The State urges in this case that the Legislature, in Art. 737 P. C., forbids the practice of optometry by persons without license and certificate; also that in Art. 4565e, Revised Civil Statutes, "practicing optometry" in one sense is substantially defined to be any sale of spectacles or eye-glasses by a merchant in any other way, or by any other means, than merely exhibiting same in trays or containers; and that any merchant who aided a customer in any way, or provided for his use or for exhibition, any mechanical device, etc., would be practicing optometry.
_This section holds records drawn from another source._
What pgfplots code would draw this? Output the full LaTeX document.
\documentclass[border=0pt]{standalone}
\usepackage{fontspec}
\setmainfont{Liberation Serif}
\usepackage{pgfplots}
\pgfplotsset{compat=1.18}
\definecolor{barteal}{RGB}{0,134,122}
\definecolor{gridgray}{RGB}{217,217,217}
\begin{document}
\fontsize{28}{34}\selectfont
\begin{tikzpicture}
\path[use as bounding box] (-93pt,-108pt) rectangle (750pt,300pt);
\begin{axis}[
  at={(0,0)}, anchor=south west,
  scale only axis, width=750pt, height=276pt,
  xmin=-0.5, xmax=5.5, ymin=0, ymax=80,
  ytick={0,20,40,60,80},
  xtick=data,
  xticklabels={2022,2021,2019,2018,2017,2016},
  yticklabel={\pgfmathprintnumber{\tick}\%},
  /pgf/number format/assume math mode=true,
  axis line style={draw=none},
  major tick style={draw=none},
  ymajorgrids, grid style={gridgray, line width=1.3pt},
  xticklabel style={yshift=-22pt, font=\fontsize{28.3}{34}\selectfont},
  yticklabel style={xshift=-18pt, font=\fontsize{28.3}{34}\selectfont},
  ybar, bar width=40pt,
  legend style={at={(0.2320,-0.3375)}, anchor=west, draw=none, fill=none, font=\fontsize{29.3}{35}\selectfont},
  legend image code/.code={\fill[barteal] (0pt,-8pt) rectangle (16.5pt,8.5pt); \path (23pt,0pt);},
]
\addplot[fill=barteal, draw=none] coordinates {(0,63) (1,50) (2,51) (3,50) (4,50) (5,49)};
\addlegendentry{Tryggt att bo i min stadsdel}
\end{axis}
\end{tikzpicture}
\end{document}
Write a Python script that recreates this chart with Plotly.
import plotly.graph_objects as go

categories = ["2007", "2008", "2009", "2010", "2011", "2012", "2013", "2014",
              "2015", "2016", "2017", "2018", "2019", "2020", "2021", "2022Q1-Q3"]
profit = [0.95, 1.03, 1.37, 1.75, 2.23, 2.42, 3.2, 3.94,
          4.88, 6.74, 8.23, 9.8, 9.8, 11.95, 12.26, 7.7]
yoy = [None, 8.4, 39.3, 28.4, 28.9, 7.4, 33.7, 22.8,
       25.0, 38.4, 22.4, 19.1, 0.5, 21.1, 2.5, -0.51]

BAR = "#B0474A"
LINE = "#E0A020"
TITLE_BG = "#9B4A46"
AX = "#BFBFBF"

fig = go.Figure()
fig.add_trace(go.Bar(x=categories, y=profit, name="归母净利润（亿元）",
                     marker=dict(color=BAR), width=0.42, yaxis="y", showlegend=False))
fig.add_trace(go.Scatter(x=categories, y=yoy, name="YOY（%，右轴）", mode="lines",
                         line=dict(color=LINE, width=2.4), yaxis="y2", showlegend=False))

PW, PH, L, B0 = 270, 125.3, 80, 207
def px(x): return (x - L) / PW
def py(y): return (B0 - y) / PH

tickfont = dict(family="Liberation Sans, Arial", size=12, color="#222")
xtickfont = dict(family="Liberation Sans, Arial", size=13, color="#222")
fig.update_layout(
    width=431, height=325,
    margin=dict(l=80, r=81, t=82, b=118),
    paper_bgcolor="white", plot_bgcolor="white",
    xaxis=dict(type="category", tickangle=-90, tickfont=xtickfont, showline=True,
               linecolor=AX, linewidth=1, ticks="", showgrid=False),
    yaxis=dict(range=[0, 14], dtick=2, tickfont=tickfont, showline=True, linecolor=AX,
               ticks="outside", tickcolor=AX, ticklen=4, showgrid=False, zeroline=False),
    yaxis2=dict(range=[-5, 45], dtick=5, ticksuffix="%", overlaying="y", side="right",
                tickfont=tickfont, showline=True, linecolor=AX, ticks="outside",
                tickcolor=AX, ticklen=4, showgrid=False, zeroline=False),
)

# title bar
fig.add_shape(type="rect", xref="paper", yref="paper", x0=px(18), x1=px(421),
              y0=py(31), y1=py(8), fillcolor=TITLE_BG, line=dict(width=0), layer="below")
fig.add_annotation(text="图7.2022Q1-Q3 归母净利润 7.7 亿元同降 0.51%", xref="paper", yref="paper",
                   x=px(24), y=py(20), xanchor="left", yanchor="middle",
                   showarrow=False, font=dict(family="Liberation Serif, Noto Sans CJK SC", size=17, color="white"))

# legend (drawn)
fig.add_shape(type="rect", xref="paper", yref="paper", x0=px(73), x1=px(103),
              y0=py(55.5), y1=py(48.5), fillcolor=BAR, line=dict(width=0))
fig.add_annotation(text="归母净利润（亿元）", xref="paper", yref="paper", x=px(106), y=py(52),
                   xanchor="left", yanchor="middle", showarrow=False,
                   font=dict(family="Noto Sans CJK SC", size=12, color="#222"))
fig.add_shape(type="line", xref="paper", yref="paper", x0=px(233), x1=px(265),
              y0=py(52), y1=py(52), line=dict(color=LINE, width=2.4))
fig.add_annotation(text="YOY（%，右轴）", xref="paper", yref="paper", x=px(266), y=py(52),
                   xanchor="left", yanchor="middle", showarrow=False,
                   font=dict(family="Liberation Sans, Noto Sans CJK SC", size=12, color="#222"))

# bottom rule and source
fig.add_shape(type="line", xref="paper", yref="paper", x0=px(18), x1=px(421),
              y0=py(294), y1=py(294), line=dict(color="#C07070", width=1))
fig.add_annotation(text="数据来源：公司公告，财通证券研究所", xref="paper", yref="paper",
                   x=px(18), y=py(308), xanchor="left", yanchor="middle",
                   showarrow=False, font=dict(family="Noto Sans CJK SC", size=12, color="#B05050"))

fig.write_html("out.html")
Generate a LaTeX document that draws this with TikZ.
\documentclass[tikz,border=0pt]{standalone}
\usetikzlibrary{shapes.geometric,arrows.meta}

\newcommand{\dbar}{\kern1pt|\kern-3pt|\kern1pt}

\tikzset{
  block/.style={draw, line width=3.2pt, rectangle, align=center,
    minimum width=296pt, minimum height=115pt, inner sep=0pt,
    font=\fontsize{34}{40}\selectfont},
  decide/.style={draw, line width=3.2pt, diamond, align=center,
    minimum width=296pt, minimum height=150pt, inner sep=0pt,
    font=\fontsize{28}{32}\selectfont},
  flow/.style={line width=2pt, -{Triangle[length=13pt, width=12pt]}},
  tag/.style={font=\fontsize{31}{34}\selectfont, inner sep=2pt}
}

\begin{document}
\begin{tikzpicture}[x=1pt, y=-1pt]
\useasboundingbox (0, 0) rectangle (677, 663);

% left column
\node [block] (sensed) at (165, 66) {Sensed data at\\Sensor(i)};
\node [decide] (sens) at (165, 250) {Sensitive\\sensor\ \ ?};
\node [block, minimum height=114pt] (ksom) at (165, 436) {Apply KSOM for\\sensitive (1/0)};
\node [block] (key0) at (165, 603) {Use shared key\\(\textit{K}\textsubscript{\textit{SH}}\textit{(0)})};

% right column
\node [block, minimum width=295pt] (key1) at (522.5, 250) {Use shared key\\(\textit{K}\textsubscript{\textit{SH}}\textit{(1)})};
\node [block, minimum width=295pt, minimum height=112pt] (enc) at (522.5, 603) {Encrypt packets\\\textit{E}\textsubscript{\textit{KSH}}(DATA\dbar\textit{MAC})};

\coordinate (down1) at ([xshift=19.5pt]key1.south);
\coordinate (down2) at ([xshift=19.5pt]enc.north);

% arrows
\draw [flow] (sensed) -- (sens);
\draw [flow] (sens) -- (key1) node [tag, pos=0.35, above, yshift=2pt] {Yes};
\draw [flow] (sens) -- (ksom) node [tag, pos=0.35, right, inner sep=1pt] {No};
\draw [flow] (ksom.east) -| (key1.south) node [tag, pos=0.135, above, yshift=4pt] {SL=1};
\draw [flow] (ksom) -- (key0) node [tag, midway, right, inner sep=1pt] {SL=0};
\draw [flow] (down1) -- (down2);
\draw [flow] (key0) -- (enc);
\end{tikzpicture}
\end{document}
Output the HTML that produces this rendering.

To this contention of the State the appellant answers that Art. 4565e was in fact enacted, but that same is unconstitutional and void; that same traverses the Fourteenth Amendment to our Federal Constitution which forbids any State making or enforcing laws which abridge the privileges or immunities of citizens of the United States, and is also contrary to Sec. 19, Art. 1 of our State Constitution, which forbids that any citizen be deprived of life, liberty or property except by due course of the law of the land.

The law in question in this case recognizes that spectacles and eye-glasses are articles of commerce and may be legitimately kept for sale and sold as merchandise by appellant or any other person. Discussion, analysis or citation of authorities is deemed needless to make plain the proposition that one engaged in a legitimate business has the inherent right to do any and all things necessary or incident to the carrying on of such business, — which do not trespass on the rights of some other person, or are not injurious to the morals, good order, comfort, convenience or health of the people. Beyond these latter the so-called police power of the State may not go in its prohibitive or regulative effort. We are firmly convinced under the facts in this case that the Legislature tried to make criminal acts which do not come within any of the above. The forbiddance, in most general but positive terms, of any aid to the customer by the merchant; of the use of any device, however harmless on the one hand or helpful on the other; of any literature or printed directions or suggestions; of any sale, except the customer in person has made the selection of his glasses; of any kind or character or means of assistance to any customer, no matter how feeble, infirm or desirous; the making of any sale illegal, save one in which the customer approaches the tray or container of eye-glasses alone, in person, and without interference or aid from any one directly or indirectly makes his own selection by trying on one after another the eye-glasses in the tray until he concludes that he has one that suits him, — all seems to us to exceed the power of the Legislature and to make the law in question incapable of being upheld or enforced under our Constitutions.

Other parts of the optometry statute beside Art. 4565e, supra, seem to fully define what is meant by the practice of optometry, and to sufficiently forbid persons unfit or unskilled from engaging in such practice. No construction of any other part of said law is called for in this opinion; nor does our disposition of this case affect any other parts of said law. We have examined the able brief filed by the State in this case, but are of opinion that the authorities cited are not in point. We always regret the necessity for holding any statute or part thereof unconstitutional, but will not hesitate to do so when the case seems as plain as the one now before us.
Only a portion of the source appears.